The UN has been considering whether to lend its backing to an African Union-planned military force made up of 3,300 soldiers from the region and backed with logistical support from the US and former colonial power France. That plan foresaw using the same army that has now twice overthrown civilian authorities.
Mali, a fledgling democracy with a rich cultural tradition and a number of Unesco heritage sites such as the historic city of Timbuktu, has been hit by what security experts have called a "perfect storm". The Sahel country was caught in the backwash of Tuareg men and guns that flowed out of Libya after the fall of Colonel Gaddafi. Their return reignited a moribund rebellion and shattered the status quo in Mali. The National Movement for the Liberation of Azawad (MNLA) overran Malian forces using heavy weapons and declared a separate Tuareg homeland.

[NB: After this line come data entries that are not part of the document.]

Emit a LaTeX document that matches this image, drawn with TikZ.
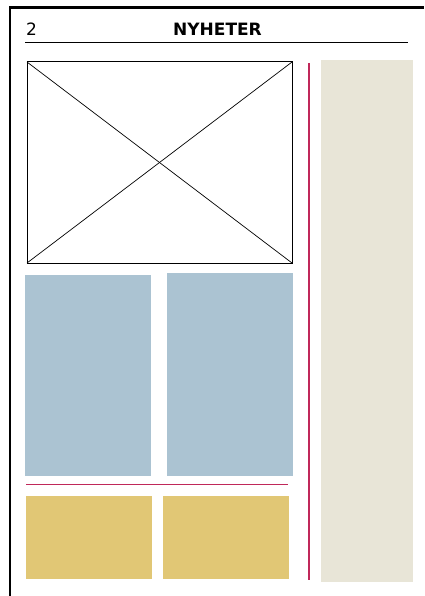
\documentclass[tikz,border=0pt]{standalone}
\usepackage{fontspec}
\setmainfont{DejaVu Sans}
\definecolor{photoblue}{HTML}{ABC3D2}
\definecolor{adyellow}{HTML}{E1C775}
\definecolor{sidebeige}{HTML}{E8E5D7}
\definecolor{rulered}{HTML}{C0285A}
\begin{document}
\begin{tikzpicture}[x=1pt,y=-1pt]
\useasboundingbox (0,0) rectangle (424,596);

% page edge
\draw[line width=2.5pt] (10,596) -- (10,7.5) -- (424,7.5);

% header
\node[anchor=base west,inner sep=0pt] (pagenum) at (26,36) {\fontsize{17}{18}\selectfont 2};
\node[anchor=base,inner sep=0pt] (section) at (217.5,36) {\fontsize{17}{18}\selectfont\bfseries NYHETER};
\draw[line width=1.2pt] (25,42.5) -- (408,42.5);

% main picture
\draw[line width=1pt] (27,62) rectangle (292,263);
\draw[line width=0.7pt] (27,62) -- (292,263);
\draw[line width=0.7pt] (27,263) -- (292,62);

% two photos
\fill[photoblue] (25,275) rectangle (151,476);
\fill[photoblue] (167,273) rectangle (293,476);

\draw[rulered,line width=1.4pt] (26,484.5) -- (288,484.5);

% ads
\fill[adyellow] (26,496) rectangle (152,579);
\fill[adyellow] (163,496) rectangle (289,579);

% column rule and sidebar
\draw[rulered,line width=1.4pt] (309,63) -- (309,580);
\fill[sidebeige] (321,60) rectangle (413,582);
\end{tikzpicture}
\end{document}
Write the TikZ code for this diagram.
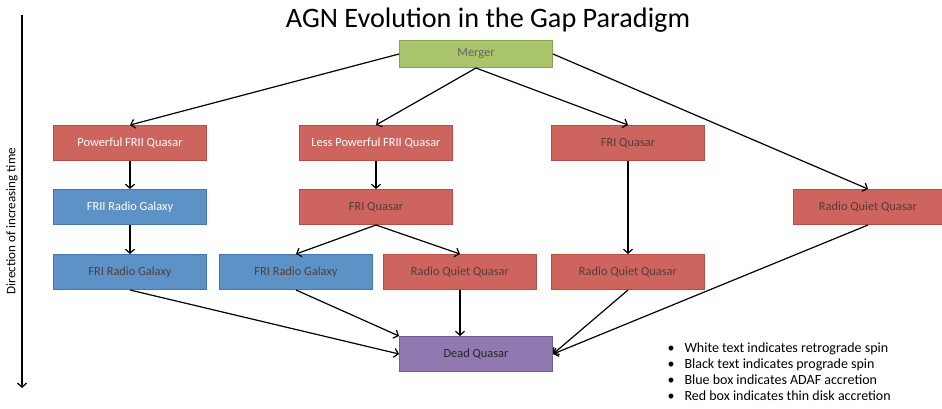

The Tuareg rebels were soon displaced by two Islamist groups – Ansar Dine, which holds Timbuktu and the Movement for Unity and Jihad in West Africa (Mujao) in the other main city of Gao. Both groups have links to al-Qa'ida in the Maghreb (Aqim) and have since imposed a strict form of sharia law.
Discussions at the UN this week were expected to see France push for a rapid intervention to seize back towns and cities from the Islamists, with the US – which has been sceptical as to whether a small force could hold the desert north – arguing for a gradual approach starting with negotiations. Any intervention will now be delayed as the world waits for a new government in Bamako.
Germany's Foreign Minister Guido Westerwelle, a member of the UN Security Council, said today: "One thing is clear: Our offers of help come with the condition that the process of restoring constitutional order in Mali be conducted credibly."
Mali: A country divided
Mali is a vast, landlocked West African nation in the heart of the Sahel, a region threatened by drought and desertification.
This year was meant to see a new government take over from one that had been losing control of the northern deserts. Instead, a coup by disgruntled soldiers and a separatist uprising left the country divided.
The design of Mali by the former colonial power, France, left the Tuareg minority of the north under the notional control of an often hostile south.
Decades on from independence, there has been no development in desert areas and the Tuareg community has rebelled against its marginalisation. Peace agreements were reached and then ignored by the capital, Bamako.